Peppone se rendit et s’adressa à Don Camillo : « Les madones et les saints, c'est votre affaire. Je ne vous ai jamais appelé pour faire tomber le buste de Lénine ou de Staline ! - Mais si vous m'appelez, je viendrai », lui répond Don Camillo. Et d'ajouter : « Les yeux de cette Madonnina ont vu tous nos morts. Devant cette image, il y a le désespoir et l'espoir, les peines et les joies de deux ou trois cents ans » (p. 441). Cette phrase de Don Camillo est une merveilleuse définition de ce qu'était réellement la piété populaire, que nous avons d'abord ridiculisée, puis démolie avec nos pioches. Ces regards échangés par nos anciens étaient bien plus qu'une religion : elles étaient l'amour, la douleur, les rêves, l'espoir, la seule tendresse dans une vie rude, qui protégeait nos grands-mères des théologies souvent absurdes et lointaines. Nous avons voulu gommer tout cela et nous nous sommes retrouvés dans un vide infini, avec une soif infinie de ces regards différents : « Peppone, te souviens-tu de notre retour de la guerre en 1918 ? Les fleurs étaient pour moi, mais la boîte de conserve était pour toi'. Peppone bougonna » (p. 440).
Et voilà que survient une secousse inattendue : « Une fissure s'est lentement ouverte. Le mur n'est pas tombé : il s'est défait». Mais à la stupéfaction générale, « au sommet, libérée du treillis rouillé et des ombres séculaires de sa niche, la petite Madone était restée intacte ». « Elle reprendra sa place dans le nouveau mur, dit Manasca. Et Peppone « pensa à sa vieille boîte en fer blanc contenant les fleurs de Don Camillo.» (p. 442).
C'est sur ces mots de Peppone que s’achève le deuxième volume de « Mondo Piccolo », et il n'y a peut-être rien de meilleur pour dire au revoir à Don Camillo, Peppone et leur auteur qui, avec Silone et Carlo Levi, nous ont tenu compagnie pendant ces douze semaines. Un beau voyage, pour lequel je remercie encore une fois Avvenire, en la personne de son directeur Marco Girardo, pour la confiance qu'il continue à m'accorder.

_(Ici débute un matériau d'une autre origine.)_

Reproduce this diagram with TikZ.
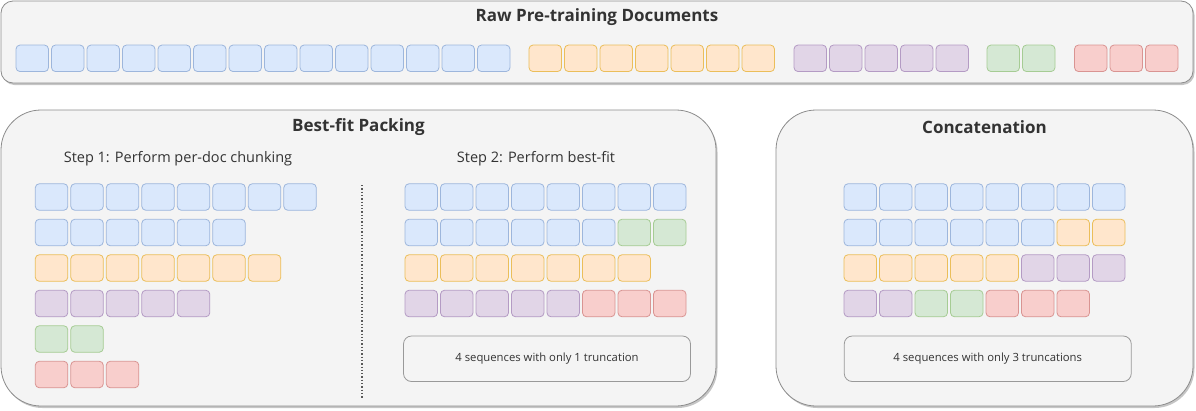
\documentclass[tikz,border=0pt]{standalone}
\usepackage{fontspec}
\setmainfont{Open Sans}
\usepackage{tikz}
\usetikzlibrary{positioning,shadows}

\definecolor{blF}{HTML}{DAE8FC}\definecolor{blD}{HTML}{9DB6DC}
\definecolor{ogF}{HTML}{FFE6CC}\definecolor{ogD}{HTML}{EBBE5A}
\definecolor{puF}{HTML}{E1D5E7}\definecolor{puD}{HTML}{B49BC4}
\definecolor{gnF}{HTML}{D5E8D4}\definecolor{gnD}{HTML}{A6CC94}
\definecolor{rdF}{HTML}{F8CECC}\definecolor{rdD}{HTML}{D99492}
\definecolor{panelF}{HTML}{F4F4F4}
\definecolor{inkC}{HTML}{333333}

% one row of chunks: name, left x, centre y, list of colours
\newcommand{\chunkrow}[4]{%
  \foreach \c [count=\i] in {#4} {%
    \ifnum\i=1
      \node[chunk,\c,anchor=west] (#1-1) at (#2,#3) {};
    \else
      \pgfmathtruncatemacro\prev{\i-1}
      \node[chunk,\c,right=3pt of #1-\prev] (#1-\i) {};
    \fi
  }}

\begin{document}
\begin{tikzpicture}[x=1pt,y=-1pt,font=\color{inkC},
  chunk/.style={rectangle,rounded corners=4pt,minimum width=32.5pt,
    minimum height=26.5pt,inner sep=0pt,outer sep=0pt,line width=0.8pt},
  bl/.style={fill=blF,draw=blD}, og/.style={fill=ogF,draw=ogD},
  pu/.style={fill=puF,draw=puD}, gn/.style={fill=gnF,draw=gnD},
  rd/.style={fill=rdF,draw=rdD},
  panel/.style={rectangle,fill=panelF,draw=black!45,line width=0.8pt,
    inner sep=0pt,outer sep=0pt,
    drop shadow={shadow xshift=1.5pt,shadow yshift=-2pt,fill=black!45,opacity=.5}},
  note/.style={rectangle,rounded corners=8pt,fill=panelF,draw=black!40,
    line width=0.8pt,minimum width=287pt,minimum height=45.5pt,
    font=\fontsize{11.3}{13}\selectfont\color{inkC}},
  head/.style={font=\fontsize{17}{20}\selectfont\bfseries\color{inkC}},
  steptext/.style={font=\fontsize{14.5}{17}\selectfont\color{inkC}}]
  \useasboundingbox (0,0) rectangle (1196,410);

  % the three panels
  \node[panel,rounded corners=12pt,minimum width=1192pt,minimum height=82pt]
    (raw) at (597,42) {};
  \node[panel,rounded corners=40pt,minimum width=715pt,minimum height=296pt]
    (best) at (358.5,258) {};
  \node[panel,rounded corners=40pt,minimum width=417pt,minimum height=296pt]
    (concat) at (984.5,258) {};

  \node[head] (rawtitle) at (597,17.5) {Raw Pre-training Documents};
  \node[head] (besttitle) at (358.5,127) {Best-fit Packing};
  \node[head] (concattitle) at (984.5,127) {Concatenation};
  \node[steptext] (step1) at (178,159) {Step 1: Perform per-doc chunking};
  \node[steptext] (step2) at (536,159) {Step 2: Perform best-fit};

  % raw documents
  \chunkrow{rawA}{16}{58.3}{bl,bl,bl,bl,bl,bl,bl,bl,bl,bl,bl,bl,bl,bl}
  \chunkrow{rawB}{529}{58.3}{og,og,og,og,og,og,og}
  \chunkrow{rawC}{794}{58.3}{pu,pu,pu,pu,pu}
  \chunkrow{rawD}{987}{58.3}{gn,gn}
  \chunkrow{rawE}{1074.5}{58.3}{rd,rd,rd}

  % step 1
  \chunkrow{sa}{35.3}{197}{bl,bl,bl,bl,bl,bl,bl,bl}
  \chunkrow{sb}{35.3}{232.5}{bl,bl,bl,bl,bl,bl}
  \chunkrow{sc}{35.3}{268}{og,og,og,og,og,og,og}
  \chunkrow{sd}{35.3}{303.5}{pu,pu,pu,pu,pu}
  \chunkrow{se}{35.3}{339}{gn,gn}
  \chunkrow{sf}{35.3}{374.5}{rd,rd,rd}

  \coordinate (dtop) at (362,185);
  \coordinate (dbot) at (362,398);
  \draw[dotted,line width=1.3pt,black!65] (dtop) -- (dbot);

  % step 2
  \chunkrow{ta}{405}{197}{bl,bl,bl,bl,bl,bl,bl,bl}
  \chunkrow{tb}{405}{232.5}{bl,bl,bl,bl,bl,bl,gn,gn}
  \chunkrow{tc}{405}{268}{og,og,og,og,og,og,og}
  \chunkrow{td}{405}{303.5}{pu,pu,pu,pu,pu,rd,rd,rd}
  \node[note] (bestnote) at (547,358.75) {4 sequences with only 1 truncation};

  % concatenation
  \chunkrow{ca}{844}{197}{bl,bl,bl,bl,bl,bl,bl,bl}
  \chunkrow{cb}{844}{232.5}{bl,bl,bl,bl,bl,bl,og,og}
  \chunkrow{cc}{844}{268}{og,og,og,og,og,pu,pu,pu}
  \chunkrow{cd}{844}{303.5}{pu,pu,gn,gn,rd,rd,rd}
  \node[note] (concatnote) at (987.75,358.75) {4 sequences with only 3 truncations};
\end{tikzpicture}
\end{document}
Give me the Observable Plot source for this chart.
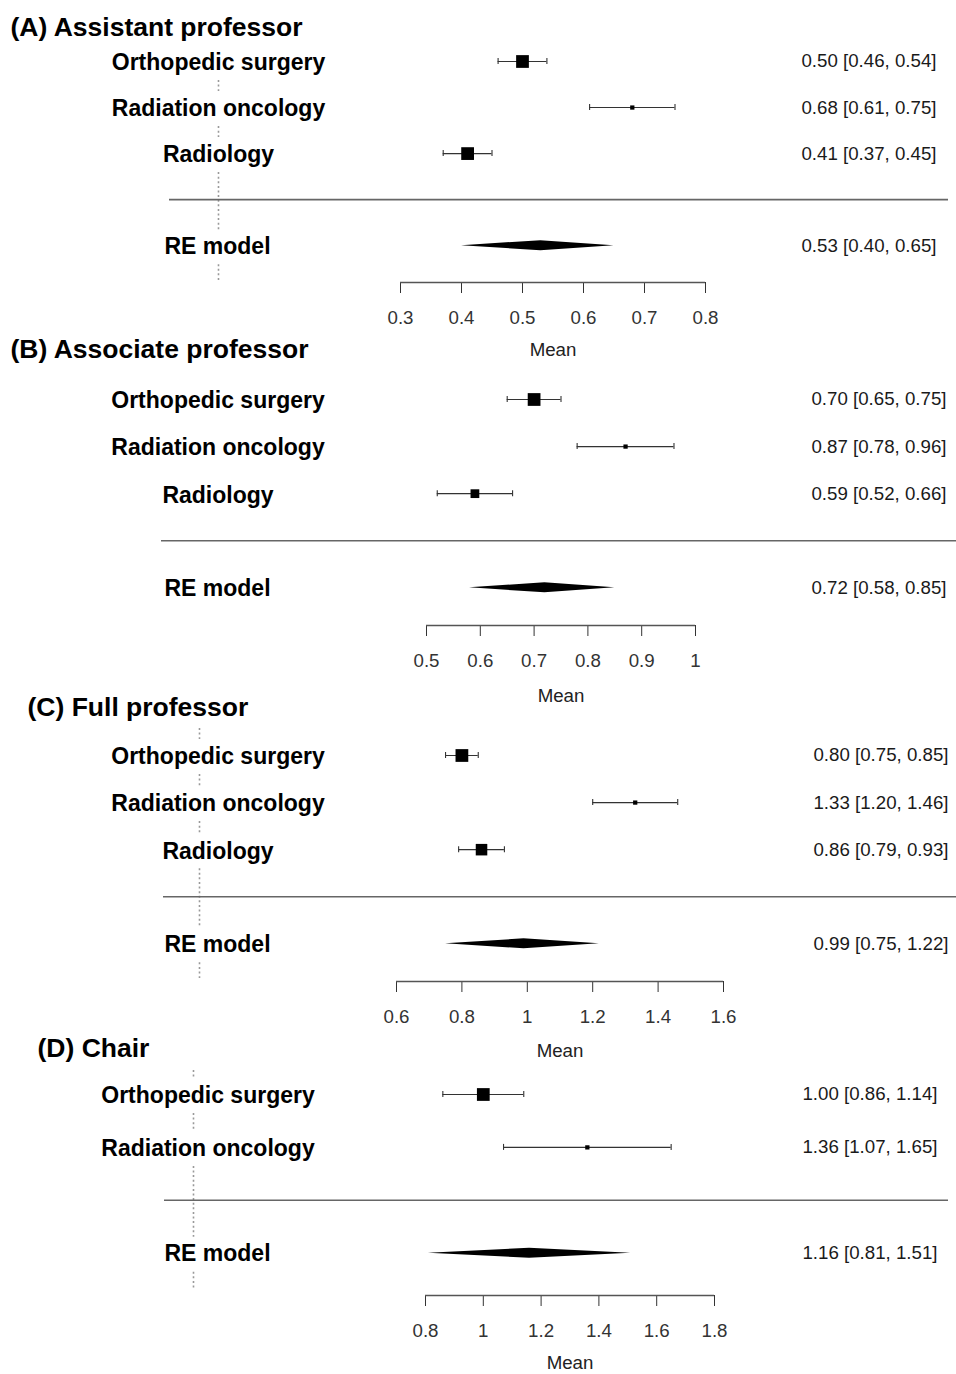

Passionné par « Mondo Piccolo », et avant cela par « Fontamara » et « Le Christ s'est arrêté à Eboli », je n'ai pas réalisé mon projet initial de commenter également Kafka, Buzzati, Calvino et Manzoni, peut-être parce que dans le travail d'écriture aussi, la réalité est supérieure à l'idée. C’est elle qui décide du rythme et des contenus. Nous le ferons peut-être dans une prochaine série. Merci à vous, chers amis lecteurs, vous qui m’ êtes désormais familiers. Et bonne année 2025 : nous en avons grand besoin. Au revoir.